O “OVNI” desta lista cabe em definitivo a L’Ultime Défi de Sherlock Holmes, de Jules Stromboni (desenho) e Olivier Cotte (argumento), adaptando Michael Dibdin. Por um lado é apenas o segundo a usar um autor europeu, e na verdade o primeiro romance do irlandês Dibdin é mais um “gimmick” do que um romance. The Last Sherlock Holmes Story põe Sherlock Holmes a investigar os crimes de Jack o Estripador, com a meta-narrativa de a história estar a ser contada anos depois pelo Doutor Watson ao autor “verdadeiro” Conan Doyle, citando pelo meio várias aventuras da personagem. O que salva esta historia derivativa e pouco interessante é (lá está…) o trabalho gráfico de Stromboni à base de tramas e cores distorcidas que, para além de usar a figura do actor Jeremy Brett (que interpretou Sherlock na televisão) cria um estilo de desenho “antigo” que homenageia a BD de uma época na qual esta história se encaixaria perfeitamente, como nas histórias de terror da EC Comics. Contrastando com a contemporaneidade do resto da coleção o tom gráfico vale aqui a aposta.

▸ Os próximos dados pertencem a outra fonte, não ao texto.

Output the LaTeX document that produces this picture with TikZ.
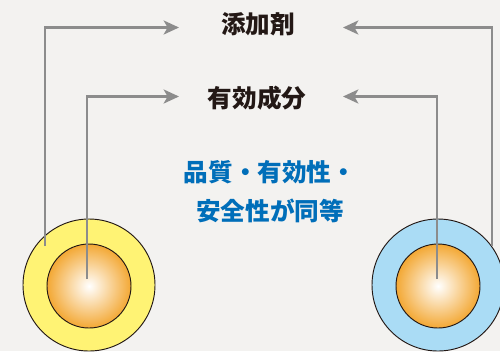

A banda desenhada é uma linguagem que usa muitos recursos, e deve formar todos coesos e indivisíveis. Mas toda a gente que se interessa por BD tem tendências preferenciais, por muito que o neguem ou disfarcem em pseudo-neutralidades objetivas. Pessoalmente mais depressa desculpo um desenho incompetente num bom argumento, do que o inverso. É certo que há excelentes recursos gráficos que “dizem” muito mais do que os textos apensos, mas essa é uma discussão para outra altura. Neste caso particular, e embora as respetivas filosofias nunca o permitissem, seria interessante ver os mesmos livros da Rivages/Casterman/Noir adaptados na Vertigo Crime. Ou os desenhadores da primeira ilustrando os argumentos da segunda. Com isso teríamos uma experiência verdadeiramente controlada.
La Nuit de Fureur, por Miles Hyman (desenho) & Matz (argumento), adaptando Savage Night (1953) de Jim Thompson. Rivages/Casterman/Noir, 2008 (15/20).
Shutter Island, por Christian De Metter adaptando Dennis Lehane (2003). Rivages/Casterman/Noir, 2008 (17/20).
Sur les Quais, por Georges van Linthout (desenho) & Rodolphe (argumento), adaptando On the Waterfront (1954) de Budd Schulberg. Rivages/Casterman/Noir, 2008 (16/20).
Trouille por Joe G. Pinelli (desenho) & J.-H. Oppel (argumento), adaptando Afraid to Death (1991) de Marc Behm. Rivages/Casterman/Noir, 2008 (16/20).
La Guitarre de Bo Diddley, por Chauzy (desenho) & Marc Villard (argumento), adaptando o seu romance homónimo (2003). Rivages/Casterman/Noir, 2009 (14/20).
Coronado, por Jacques de Loustal adaptando uma história curta de Dennis Lehane (2006). Rivages/Casterman/Noir, 2009 (15/20).
Le Kid de L’Oklahoma, por Olivier Berlion adaptando The Hot Kid (2005) de Elmore Leonard. Rivages/Casterman/Noir, 2010 (14/20).
Prisonniers du Ciel, por Marcelino Truong (desenho) e Claire Le Luhern (argumento), adaptando Heaven’s Prisoners (1988) de James Lee Burke. Rivages/Casterman/Noir, 2010 (13/20).
L’Ultime Défi de Sherlock Holmes, por Jules Stromboni (desenho) e Olivier Cotte (argumento), adaptando The Last Sherlock Holmes Story (1978) de Michael Dibdin. Rivages/Casterman/Noir, 2010 (15/20).